Perhaps the most astonishing aspect of the pair’s best film to date is how they stripped down Cormac McCarthy’s story to its bare essentials: An assassin chasing after his victim and the sheriff that represents the solitary voice of morality. What’s even more astounding is how they opted to ditch the grand Hollywood-type climax for a low-key one whereby most of the events that lead to the resolution take place off screen. This leaves the viewers to ponder and speculate the fate of some of the leading characters and pick up the pieces of the puzzle that fit their own theories.

Yet “No Country is no mere exercise of style over substance and the Coens’ perfectionism never distracts from the central premise of McCarthy’s story. The film, at heart, is an extremely nihilistic view of America in particular and the world in general, regarding humans with utter disdain and presents no possible hope or faith in human goodness.
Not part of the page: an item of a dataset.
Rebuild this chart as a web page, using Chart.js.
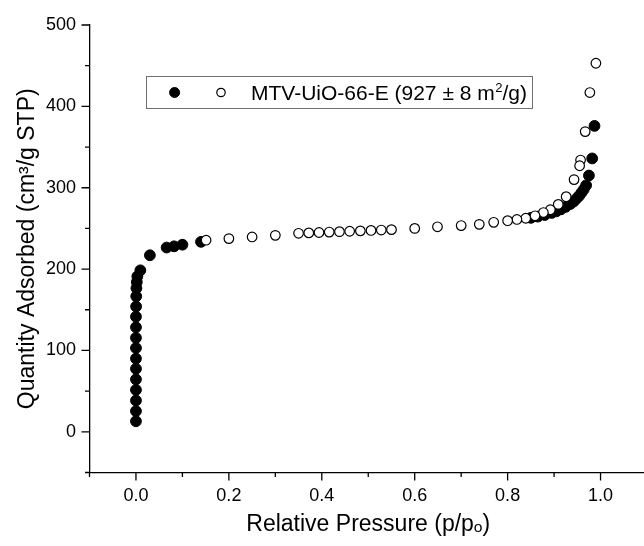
<!DOCTYPE html>
<html>
<head>
<meta charset="utf-8">
<script src="https://cdn.jsdelivr.net/npm/chart.js@4.4.1/dist/chart.umd.min.js"></script>
<style>
  html, body { margin: 0; padding: 0; background: #fff; overflow: hidden; }
  #wrap { position: relative; width: 660px; height: 546px; }
</style>
</head>
<body>
<div id="wrap"><canvas id="iso"></canvas></div>
<script>
// N2 sorption isotherm of MTV-UiO-66-E: adsorption (filled) and desorption (open) branches.

// Adsorption branch: relative pressure p/po and quantity adsorbed (cm3/g STP)
const adsP = [0.0000, 0.0000, 0.0000, 0.0000, 0.0000, 0.0000, 0.0000, 0.0000, 0.0000,
              0.0000, 0.0000, 0.0003, 0.0006, 0.0010, 0.0018, 0.0030, 0.0095,
              0.030, 0.066, 0.082, 0.100, 0.140,
              0.850, 0.865, 0.880, 0.895, 0.905, 0.915, 0.925, 0.935, 0.942,
              0.948, 0.954, 0.959, 0.964, 0.969, 0.975, 0.982, 0.987];
const adsQ = [13.0, 25.5, 38.5, 51.5, 64.5, 77.5, 90.0, 103.0, 115.5,
              128.5, 141.5, 154.0, 166.5, 176.5, 184.0, 191.0, 198.5,
              217.0, 226.5, 228.0, 230.0, 233.5,
              263.0, 264.5, 266.5, 269.0, 271.0, 273.5, 276.5, 280.0, 283.0,
              286.5, 290.0, 294.0, 298.0, 303.0, 315.0, 336.0, 376.0];

// Desorption branch
const desP = [0.990, 0.977, 0.967, 0.957, 0.955, 0.943, 0.926, 0.909, 0.892, 0.877,
              0.859, 0.839, 0.820, 0.800, 0.770, 0.739, 0.700, 0.649, 0.600,
              0.550, 0.528, 0.506, 0.483, 0.460, 0.438, 0.416, 0.394, 0.372, 0.350,
              0.300, 0.250, 0.200, 0.151];
const desQ = [453.0, 417.0, 369.0, 334.0, 327.0, 310.0, 289.0, 279.5, 273.0, 269.5,
              265.5, 262.5, 261.0, 259.5, 257.5, 255.0, 253.5, 252.0, 250.0,
              248.5, 248.0, 247.5, 247.0, 246.5, 246.0, 245.5, 245.0, 244.5, 244.0,
              241.5, 239.5, 237.5, 235.5];

// Axis ticks (every value gets a tick mark; labelled ones are the major ticks)
const xTickValues = [-0.1, 0.0, 0.1, 0.2, 0.3, 0.4, 0.5, 0.6, 0.7, 0.8, 0.9, 1.0, 1.1];
const xTickLabelValues = [0.0, 0.2, 0.4, 0.6, 0.8, 1.0];
const xTickLabels = ['0.0', '0.2', '0.4', '0.6', '0.8', '1.0'];
const yTickValues = [-50, 0, 50, 100, 150, 200, 250, 300, 350, 400, 450, 500];
const yTickLabelValues = [0, 100, 200, 300, 400, 500];
const yTickLabels = ['0', '100', '200', '300', '400', '500'];

const legendParts = ['MTV-UiO-66-E (927 ± 8 m', '2', '/g)'];
const xTitle = 'Relative Pressure (p/pₒ)';
const yTitle = 'Quantity Adsorbed (cm³/g STP)';

const FONT = '"Liberation Sans", Arial, Helvetica, sans-serif';
const INK = '#000';

function labelFor(value, values, labels) {
  const i = values.findIndex(v => Math.abs(v - value) < 1e-6);
  return i >= 0 ? labels[i] : '';
}

const toPoints = (xs, ys) => xs.map((x, i) => ({ x, y: ys[i] }));

// Outward tick marks: long for labelled ticks, short for the ones in between
const tickMarks = {
  id: 'tickMarks',
  afterDraw(chart) {
    const { ctx, chartArea } = chart;
    const x = chart.scales.x, y = chart.scales.y;
    ctx.save();
    ctx.strokeStyle = INK;
    ctx.lineWidth = 1.3;
    ctx.beginPath();
    x.ticks.forEach(t => {
      const px = x.getPixelForValue(t.value);
      const len = labelFor(t.value, xTickLabelValues, xTickLabels) ? 8 : 4.5;
      ctx.moveTo(px, chartArea.bottom);
      ctx.lineTo(px, chartArea.bottom + len);
    });
    y.ticks.forEach(t => {
      const py = y.getPixelForValue(t.value);
      const len = labelFor(t.value, yTickLabelValues, yTickLabels) ? 8 : 4.5;
      ctx.moveTo(chartArea.left, py);
      ctx.lineTo(chartArea.left - len, py);
    });
    ctx.stroke();
    ctx.restore();
  }
};

// Boxed legend: both branch markers followed by one label
const isoLegend = {
  id: 'isoLegend',
  afterDraw(chart) {
    const { ctx } = chart;
    const box = { x: 146.5, y: 76.5, w: 386, h: 32 };
    const cy = box.y + box.h / 2;
    ctx.save();
    ctx.fillStyle = '#fff';
    ctx.fillRect(box.x, box.y, box.w, box.h);
    ctx.strokeStyle = '#6f6f6f';
    ctx.lineWidth = 1;
    ctx.strokeRect(box.x, box.y, box.w, box.h);

    const ads = chart.data.datasets[1], des = chart.data.datasets[0];
    ctx.beginPath();
    ctx.arc(174.6, cy, 5, 0, Math.PI * 2);
    ctx.fillStyle = ads.pointBackgroundColor;
    ctx.fill();
    ctx.lineWidth = ads.pointBorderWidth;
    ctx.strokeStyle = ads.pointBorderColor;
    ctx.stroke();

    ctx.beginPath();
    ctx.arc(221, cy, 4.2, 0, Math.PI * 2);
    ctx.fillStyle = des.pointBackgroundColor;
    ctx.fill();
    ctx.lineWidth = des.pointBorderWidth;
    ctx.strokeStyle = des.pointBorderColor;
    ctx.stroke();

    ctx.fillStyle = INK;
    ctx.textBaseline = 'alphabetic';
    ctx.textAlign = 'left';
    const base = cy + 7.5;
    let tx = 251;
    ctx.font = '21px ' + FONT;
    ctx.fillText(legendParts[0], tx, base);
    tx += ctx.measureText(legendParts[0]).width;
    ctx.font = '13px ' + FONT;
    ctx.fillText(legendParts[1], tx + 0.5, base - 8);
    tx += ctx.measureText(legendParts[1]).width + 0.5;
    ctx.font = '21px ' + FONT;
    ctx.fillText(legendParts[2], tx, base);
    ctx.restore();
  }
};

new Chart(document.getElementById('iso'), {
  type: 'scatter',
  data: {
    datasets: [
      {
        label: 'Desorption',
        data: toPoints(desP, desQ),
        order: 0,
        pointStyle: 'circle',
        pointRadius: 4.8,
        pointBorderWidth: 1.2,
        pointBackgroundColor: '#fff',
        pointBorderColor: '#000',
        showLine: false
      },
      {
        label: 'Adsorption',
        data: toPoints(adsP, adsQ),
        order: 1,
        pointStyle: 'circle',
        pointRadius: 5.4,
        pointBorderWidth: 1,
        pointBackgroundColor: '#000',
        pointBorderColor: '#000',
        showLine: false
      }
    ]
  },
  options: {
    responsive: true,
    maintainAspectRatio: false,
    animation: false,
    events: [],
    layout: { padding: { top: 25, left: 0, right: 0, bottom: 0 } },
    plugins: { legend: { display: false }, tooltip: { enabled: false } },
    scales: {
      x: {
        type: 'linear',
        min: -0.1,
        max: 1.1,
        afterBuildTicks: s => { s.ticks = xTickValues.map(v => ({ value: v })); },
        afterFit: s => { s.height = 73.5; },
        grid: { display: false, drawTicks: false },
        border: { display: true, color: INK, width: 1.3 },
        ticks: {
          autoSkip: false,
          maxRotation: 0,
          padding: 13,
          color: INK,
          font: { family: FONT, size: 18 },
          callback: v => labelFor(v, xTickLabelValues, xTickLabels)
        },
        title: {
          display: true,
          text: xTitle,
          color: INK,
          font: { family: FONT, size: 23 },
          padding: { top: 0, bottom: 8 }
        }
      },
      y: {
        type: 'linear',
        min: -50,
        max: 500,
        afterBuildTicks: s => { s.ticks = yTickValues.map(v => ({ value: v })); },
        afterFit: s => { s.width = 89.5; },
        grid: { display: false, drawTicks: false },
        border: { display: true, color: INK, width: 1.3 },
        ticks: {
          autoSkip: false,
          padding: 13.5,
          color: INK,
          font: { family: FONT, size: 18 },
          callback: v => labelFor(v, yTickLabelValues, yTickLabels)
        },
        title: {
          display: true,
          text: yTitle,
          color: INK,
          font: { family: FONT, size: 23 },
          padding: { top: 14, bottom: 0 }
        }
      }
    }
  },
  plugins: [tickMarks, isoLegend]
});
</script>
</body>
</html>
Chigurh – one of the most terrifying, callous and sadistic villains in screen history – isn’t a real character. He has no motive, no back story and no justifications for his

actions. Like Sergio Leone’s “The Man with No Name, he’s a symbol, an inescapable force that each character must face and respond to.
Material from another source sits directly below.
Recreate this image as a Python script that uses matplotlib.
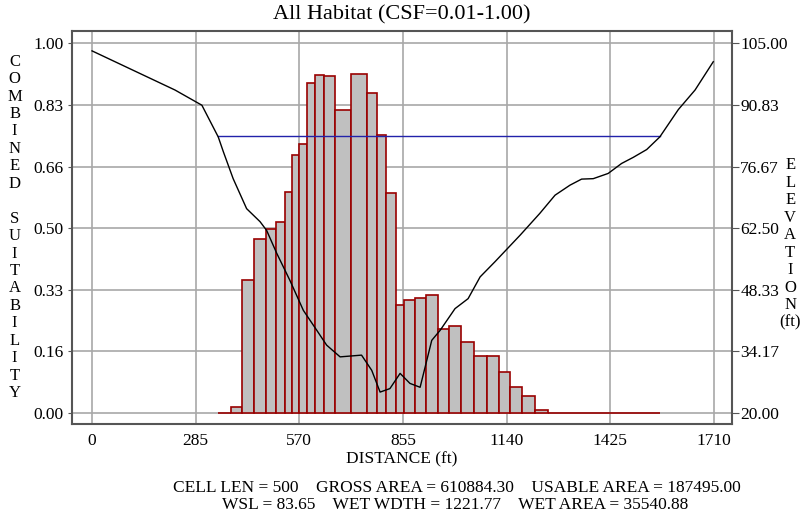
import numpy as np
import matplotlib
matplotlib.use('Agg')
import matplotlib.pyplot as plt

plt.rcParams['font.family'] = ['Liberation Serif', 'DejaVu Serif']

# histogram of combined suitability along the cross-section
bar_edges = [347, 381, 413, 446, 478, 506, 531, 551, 569, 590, 613, 639, 668, 712,
             755, 783, 808, 835, 858, 888, 917, 950, 982, 1014, 1050, 1085, 1119,
             1149, 1182, 1218, 1254, 1561]
bar_vals = [0.0, 0.015, 0.361, 0.472, 0.499, 0.517, 0.597, 0.698, 0.727, 0.893,
            0.914, 0.911, 0.819, 0.918, 0.866, 0.752, 0.596, 0.292, 0.305, 0.312,
            0.319, 0.226, 0.236, 0.191, 0.154, 0.154, 0.111, 0.070, 0.047, 0.007, 0.0]

# bed profile
dist = [0, 228, 302, 347, 361, 388, 425, 462, 480, 508, 544, 581, 618, 645, 682,
        741, 769, 792, 819, 847, 874, 902, 934, 957, 998, 1034, 1067, 1108, 1177,
        1231, 1273, 1314, 1346, 1378, 1419, 1456, 1488, 1525, 1561, 1612, 1658, 1708]
elev = [103.3, 94.3, 90.8, 83.5, 80.1, 73.9, 67.0, 64.0, 62.0, 56.7, 50.5, 43.6,
        39.0, 35.6, 32.9, 33.3, 29.8, 24.8, 25.6, 29.1, 26.8, 25.9, 36.7, 39.0,
        44.0, 46.3, 51.3, 54.8, 60.9, 65.9, 70.1, 72.4, 73.8, 73.9, 75.1, 77.4,
        78.8, 80.6, 83.5, 89.8, 94.3, 100.8]

wsl = 83.65
wsl_x = [347, 1561]

xticks = [0, 285, 570, 855, 1140, 1425, 1710]
yticks = [0, 1/6, 2/6, 3/6, 4/6, 5/6, 1]
ylabels = ['0.00', '0.16', '0.33', '0.50', '0.66', '0.83', '1.00']
elabels = ['20.00', '34.17', '48.33', '62.50', '76.67', '90.83', '105.00']
emin, emax = 20.0, 105.0

fig = plt.figure(figsize=(8.08, 5.18), dpi=100)
ax = fig.add_axes([0.0887, 0.181, 0.817, 0.759])
ylo, yhi = -0.0306, 1.0336
ax.set_xlim(-56, 1759)
ax.set_ylim(ylo, yhi)

edges = np.array(bar_edges, dtype=float)
ax.bar(edges[:-1], bar_vals, width=np.diff(edges), align='edge',
       color='#c0c0c0', edgecolor='#990000', linewidth=1.2, zorder=3)

ax.set_xticks(xticks)
ax.set_xticklabels([str(t) for t in xticks])
ax.set_yticks(yticks)
ax.set_yticklabels(ylabels)
ax.grid(True, color='#a8a8a8', linewidth=1.2, zorder=0)
ax.set_axisbelow(True)
ax.tick_params(axis='x', length=0, labelsize=12.5, pad=6)
ax.tick_params(axis='y', length=3, labelsize=12.5, color='#555555', pad=3)
for s in ax.spines.values():
    s.set_color('#555555')
    s.set_linewidth(1.5)
ax.set_xlabel('DISTANCE (ft)', fontsize=12.5, labelpad=2)

ax2 = ax.twinx()
ax2.set_ylim(emin + (emax - emin) * ylo, emin + (emax - emin) * yhi)
ax2.set_yticks([emin + (emax - emin) * t for t in yticks])
ax2.set_yticklabels(elabels)
ax2.tick_params(axis='y', length=5, labelsize=12.5, color='#555555', pad=1)
for s in ax2.spines.values():
    s.set_visible(False)
ax2.plot(dist, elev, color='black', linewidth=1.0, zorder=5)
ax2.plot(wsl_x, [wsl, wsl], color='#2222aa', linewidth=1.0, zorder=4)

fig.text(0.497, 0.972, 'All Habitat (CSF=0.01-1.00)', ha='center', va='center', fontsize=16)

left_lab = '\n'.join(list('COMBINED') + [''] + list('SUITABILITY'))
fig.text(0.018, 0.561, left_lab, ha='center', va='center', fontsize=12, linespacing=1.12)
right_lab = '\n'.join(list('ELEVATION') + ['(ft)'])
fig.text(0.978, 0.529, right_lab, ha='center', va='center', fontsize=12, linespacing=1.12)

fig.text(0.566, 0.057, 'CELL LEN = 500    GROSS AREA = 610884.30    USABLE AREA = 187495.00',
         ha='center', va='center', fontsize=12.5)
fig.text(0.563, 0.025, 'WSL = 83.65    WET WDTH = 1221.77    WET AREA = 35540.88',
         ha='center', va='center', fontsize=12.5)

fig.savefig('out.png', dpi=100)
He’s pure, unadulterated evil , often resorting to a coin toss to determine the fate of his victims. Chigurh regards himself as an instrument of destiny. But, as it turns out, he’s not. He’s a mere tool, and destiny, higher forces, the gods – whichever name you choose – have a heavy hand in the film s ironic conclusion.

There are some minor references to the war in Iraq and 9/11, but the film transcends both the Rio Grenade boundaries and the redundant implications of the war on terror. The grisly, chilling and overwhelming violence that gushes like those aforementioned blood trails is more universal, unbound to a certain time and place. This specific facet is fostered by the Coens’ choice to depict the setting of their film without the usual hallmarks of that the era, rendering the Texas wilderness a vague, unidentifiable place that matches the equivocal ethics of its characters.
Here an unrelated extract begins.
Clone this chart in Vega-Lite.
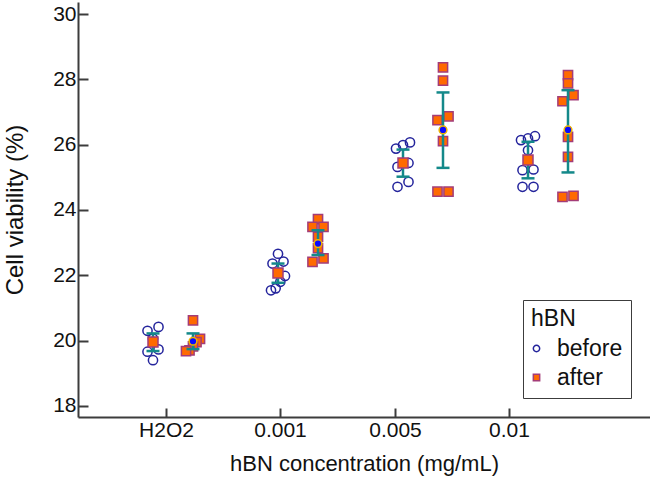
{
  "$schema": "https://vega.github.io/schema/vega-lite/v6.json",
  "width": 572,
  "height": 415,
  "autosize": "none",
  "padding": {"left": 78, "top": 2, "right": 0, "bottom": 70},
  "background": "white",
  "config": {
    "view": {"stroke": null},
    "font": "Liberation Sans",
    "axis": {
      "grid": false,
      "domainColor": "#3c3c3c",
      "domainWidth": 2,
      "tickColor": "#3c3c3c",
      "tickWidth": 2,
      "labelColor": "#111111",
      "labelFont": "Liberation Sans",
      "labelFontSize": 21,
      "titleFont": "Liberation Sans",
      "titleFontWeight": "normal",
      "titleColor": "#111111",
      "labelOverlap": false,
      "labelFlush": false
    },
    "legend": {
      "orient": "none",
      "legendX": 445,
      "legendY": 298,
      "strokeColor": "#3c3c3c",
      "padding": 8,
      "titleFont": "Liberation Sans",
      "titleFontSize": 23,
      "titleFontWeight": "normal",
      "titleColor": "#111111",
      "titlePadding": 6,
      "labelFont": "Liberation Sans",
      "labelFontSize": 23,
      "labelColor": "#111111",
      "labelOffset": 9,
      "labelExpr": "datum.label + '\u00a0\u00a0\u00a0'",
      "symbolOffset": -6,
      "symbolSize": 40,
      "symbolStrokeWidth": 1.5,
      "rowPadding": 5
    }
  },
  "datasets": {
    "cells": [
      {"conc": "H2O2", "hBN": "before", "value": 20.42},
      {"conc": "H2O2", "hBN": "before", "value": 20.30},
      {"conc": "H2O2", "hBN": "before", "value": 20.06},
      {"conc": "H2O2", "hBN": "before", "value": 19.73},
      {"conc": "H2O2", "hBN": "before", "value": 19.66},
      {"conc": "H2O2", "hBN": "before", "value": 19.40},
      {"conc": "H2O2", "hBN": "after", "value": 20.62},
      {"conc": "H2O2", "hBN": "after", "value": 20.05},
      {"conc": "H2O2", "hBN": "after", "value": 19.95},
      {"conc": "H2O2", "hBN": "after", "value": 19.82},
      {"conc": "H2O2", "hBN": "after", "value": 19.70},
      {"conc": "H2O2", "hBN": "after", "value": 19.68},
      {"conc": "0.001", "hBN": "before", "value": 22.66},
      {"conc": "0.001", "hBN": "before", "value": 22.42},
      {"conc": "0.001", "hBN": "before", "value": 22.36},
      {"conc": "0.001", "hBN": "before", "value": 21.98},
      {"conc": "0.001", "hBN": "before", "value": 21.80},
      {"conc": "0.001", "hBN": "before", "value": 21.60},
      {"conc": "0.001", "hBN": "before", "value": 21.54},
      {"conc": "0.001", "hBN": "after", "value": 23.72},
      {"conc": "0.001", "hBN": "after", "value": 23.48},
      {"conc": "0.001", "hBN": "after", "value": 23.48},
      {"conc": "0.001", "hBN": "after", "value": 23.18},
      {"conc": "0.001", "hBN": "after", "value": 22.83},
      {"conc": "0.001", "hBN": "after", "value": 22.52},
      {"conc": "0.001", "hBN": "after", "value": 22.41},
      {"conc": "0.005", "hBN": "before", "value": 26.07},
      {"conc": "0.005", "hBN": "before", "value": 25.99},
      {"conc": "0.005", "hBN": "before", "value": 25.88},
      {"conc": "0.005", "hBN": "before", "value": 25.44},
      {"conc": "0.005", "hBN": "before", "value": 25.32},
      {"conc": "0.005", "hBN": "before", "value": 24.86},
      {"conc": "0.005", "hBN": "before", "value": 24.71},
      {"conc": "0.005", "hBN": "after", "value": 28.37},
      {"conc": "0.005", "hBN": "after", "value": 27.96},
      {"conc": "0.005", "hBN": "after", "value": 26.87},
      {"conc": "0.005", "hBN": "after", "value": 26.75},
      {"conc": "0.005", "hBN": "after", "value": 26.11},
      {"conc": "0.005", "hBN": "after", "value": 24.56},
      {"conc": "0.005", "hBN": "after", "value": 24.56},
      {"conc": "0.01", "hBN": "before", "value": 26.26},
      {"conc": "0.01", "hBN": "before", "value": 26.19},
      {"conc": "0.01", "hBN": "before", "value": 26.14},
      {"conc": "0.01", "hBN": "before", "value": 25.83},
      {"conc": "0.01", "hBN": "before", "value": 25.24},
      {"conc": "0.01", "hBN": "before", "value": 25.22},
      {"conc": "0.01", "hBN": "before", "value": 24.71},
      {"conc": "0.01", "hBN": "before", "value": 24.71},
      {"conc": "0.01", "hBN": "after", "value": 28.13},
      {"conc": "0.01", "hBN": "after", "value": 27.88},
      {"conc": "0.01", "hBN": "after", "value": 27.52},
      {"conc": "0.01", "hBN": "after", "value": 27.33},
      {"conc": "0.01", "hBN": "after", "value": 26.24},
      {"conc": "0.01", "hBN": "after", "value": 25.63},
      {"conc": "0.01", "hBN": "after", "value": 24.43},
      {"conc": "0.01", "hBN": "after", "value": 24.40}
    ],
    "stats": [
      {"conc": "H2O2", "hBN": "before", "mean": 19.96, "lo": 19.68, "hi": 20.22},
      {"conc": "H2O2", "hBN": "after", "mean": 19.98, "lo": 19.74, "hi": 20.22},
      {"conc": "0.001", "hBN": "before", "mean": 22.07, "lo": 21.77, "hi": 22.36},
      {"conc": "0.001", "hBN": "after", "mean": 22.97, "lo": 22.62, "hi": 23.38},
      {"conc": "0.005", "hBN": "before", "mean": 25.44, "lo": 25.02, "hi": 25.85},
      {"conc": "0.005", "hBN": "after", "mean": 26.45, "lo": 25.29, "hi": 27.60},
      {"conc": "0.01", "hBN": "before", "mean": 25.53, "lo": 24.97, "hi": 26.09},
      {"conc": "0.01", "hBN": "after", "mean": 26.45, "lo": 25.15, "hi": 27.67}
    ]
  },
  "encoding": {
    "x": {
      "field": "xpos", "type": "quantitative",
      "title": "hBN concentration (mg/mL)",
      "scale": {"domain": [0.24, 4.816], "nice": false, "zero": false},
      "axis": {
        "values": [0.944, 1.856, 2.776, 3.688],
        "labelExpr": "datum.value < 1.4 ? 'H2O2' : datum.value < 2.3 ? '0.001' : datum.value < 3.2 ? '0.005' : '0.01'",
        "tickSize": -9,
        "labelPadding": 11,
        "titleFontSize": 22,
        "titlePadding": 13
      }
    }
  },
  "layer": [
    {
      "data": {"name": "cells"},
      "transform": [
        {"window": [{"op": "lag", "field": "value", "as": "prev"}], "groupby": ["conc", "hBN"], "sort": [{"field": "value", "order": "descending"}]},
        {"calculate": "datum.prev == null || datum.prev - datum.value > 0.22 ? 1 : 0", "as": "newCluster"},
        {"window": [{"op": "sum", "field": "newCluster", "as": "cluster"}], "groupby": ["conc", "hBN"], "sort": [{"field": "value", "order": "descending"}], "frame": [null, 0]},
        {"window": [{"op": "row_number", "as": "slot"}, {"op": "count", "as": "n"}], "groupby": ["conc", "hBN", "cluster"], "sort": [{"field": "value", "order": "descending"}], "frame": [null, null]},
        {"calculate": "datum.n == 1 ? 0 : ((datum.n + 1) / 2 - datum.slot) / ((datum.n - 1) / 2) * (datum.n == 2 ? 5.5 : 7)", "as": "swarm"},
        {"calculate": "indexof(['H2O2', '0.001', '0.005', '0.01'], datum.conc) + 1 + (datum.hBN === 'before' ? -0.16 : 0.16) + datum.swarm / 125", "as": "xpos"}
      ],
      "mark": {"type": "point", "strokeWidth": 1.5, "opacity": 1, "size": 85},
      "encoding": {
        "y": {
          "field": "value", "type": "quantitative",
          "title": "Cell viability (%)",
          "scale": {"domain": [17.66, 30.37], "nice": false, "zero": false},
          "axis": {
            "values": [18, 19, 20, 21, 22, 23, 24, 25, 26, 27, 28, 29, 30],
            "labelExpr": "datum.value % 2 === 0 ? datum.label : ''",
            "tickSize": {"condition": {"test": "datum.value % 2 === 0", "value": -10}, "value": -5},
            "labelPadding": 12,
            "titleFontSize": 24,
            "titlePadding": 25
          }
        },
        "shape": {"field": "hBN", "type": "nominal", "title": "hBN", "scale": {"domain": ["before", "after"], "range": ["circle", "square"]}},
        "fill": {"field": "hBN", "type": "nominal", "title": "hBN", "scale": {"domain": ["before", "after"], "range": ["transparent", "#ff6a00"]}},
        "stroke": {"field": "hBN", "type": "nominal", "title": "hBN", "scale": {"domain": ["before", "after"], "range": ["#24249c", "#a33c78"]}}
      }
    },
    {
      "data": {"name": "stats"},
      "transform": [
        {"calculate": "indexof(['H2O2', '0.001', '0.005', '0.01'], datum.conc) + 1 + (datum.hBN === 'before' ? -0.16 : 0.16)", "as": "xpos"}
      ],
      "mark": {"type": "rule", "color": "#14898a", "strokeWidth": 2.5, "opacity": 1},
      "encoding": {
        "y": {"field": "lo", "type": "quantitative", "title": "Cell viability (%)"},
        "y2": {"field": "hi"}
      }
    },
    {
      "data": {"name": "stats"},
      "transform": [
        {"calculate": "indexof(['H2O2', '0.001', '0.005', '0.01'], datum.conc) + 1 + (datum.hBN === 'before' ? -0.16 : 0.16)", "as": "xpos"}
      ],
      "mark": {"type": "tick", "orient": "horizontal", "color": "#14898a", "thickness": 2.5, "size": 13, "opacity": 1},
      "encoding": {
        "y": {"field": "lo", "type": "quantitative", "title": "Cell viability (%)"}
      }
    },
    {
      "data": {"name": "stats"},
      "transform": [
        {"calculate": "indexof(['H2O2', '0.001', '0.005', '0.01'], datum.conc) + 1 + (datum.hBN === 'before' ? -0.16 : 0.16)", "as": "xpos"}
      ],
      "mark": {"type": "tick", "orient": "horizontal", "color": "#14898a", "thickness": 2.5, "size": 13, "opacity": 1},
      "encoding": {
        "y": {"field": "hi", "type": "quantitative", "title": "Cell viability (%)"}
      }
    },
    {
      "data": {"name": "stats"},
      "transform": [
        {"filter": "datum.hBN === 'before'"},
        {"calculate": "indexof(['H2O2', '0.001', '0.005', '0.01'], datum.conc) + 1 - 0.16", "as": "xpos"}
      ],
      "mark": {"type": "point", "shape": "square", "filled": true, "fill": "#ff6a00", "stroke": "#a33c78", "strokeWidth": 1.5, "size": 100, "opacity": 1},
      "encoding": {
        "y": {"field": "mean", "type": "quantitative", "title": "Cell viability (%)"}
      }
    },
    {
      "data": {"name": "stats"},
      "transform": [
        {"filter": "datum.hBN === 'after'"},
        {"calculate": "indexof(['H2O2', '0.001', '0.005', '0.01'], datum.conc) + 1 + 0.16", "as": "xpos"}
      ],
      "mark": {"type": "point", "shape": "circle", "filled": true, "fill": "#0a0aff", "stroke": "#f0b400", "strokeWidth": 1.5, "size": 60, "opacity": 1},
      "encoding": {
        "y": {"field": "mean", "type": "quantitative", "title": "Cell viability (%)"}
      }
    }
  ]
}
Eventually though, you’ll leave the film with a sense of fascination for Chigurh, getting a kick out of all the brutality you’ll pretend to condemn. This is when “No Country changes from noir thriller to a vehicle probing the viewers’ consciousness à la Lars Von Trier and Michael Haneke.

This strong, brimming violence is, after all, of our own making. From Abu Ghraib to our very own Moustafa Mahmoud massacre, atrocities are ultimately executed by ordinary men trying to conceal the Chigurh-like evil behind different rationalizations. The few remaining men like Sheriff Tom Bell watch in bewilderment as the world they once fully occupied turns their back on them. He eventually realizes that he no longer has what it takes to “be part of this world. There is no country indeed for men like him.

On a final note, I’ve never been as excited and enthusiastic about American films as I am now. The likes of “No Country For Old Men, “There Will Be Blood, “Assassination of Jesse James, and “Into the Wild are transforming the American film landscape into a fresh, daring and imaginative cinema in a way unseen since the rise of the new film brats at the end of the 90s.

I’m not sure whether the success and palpable ramifications of these films will lead to a real evolution or not. For now though (and I may regret writing this later on) there’s one lasting impression “No Country left me with: Movies, believe it or not, are indeed getting better.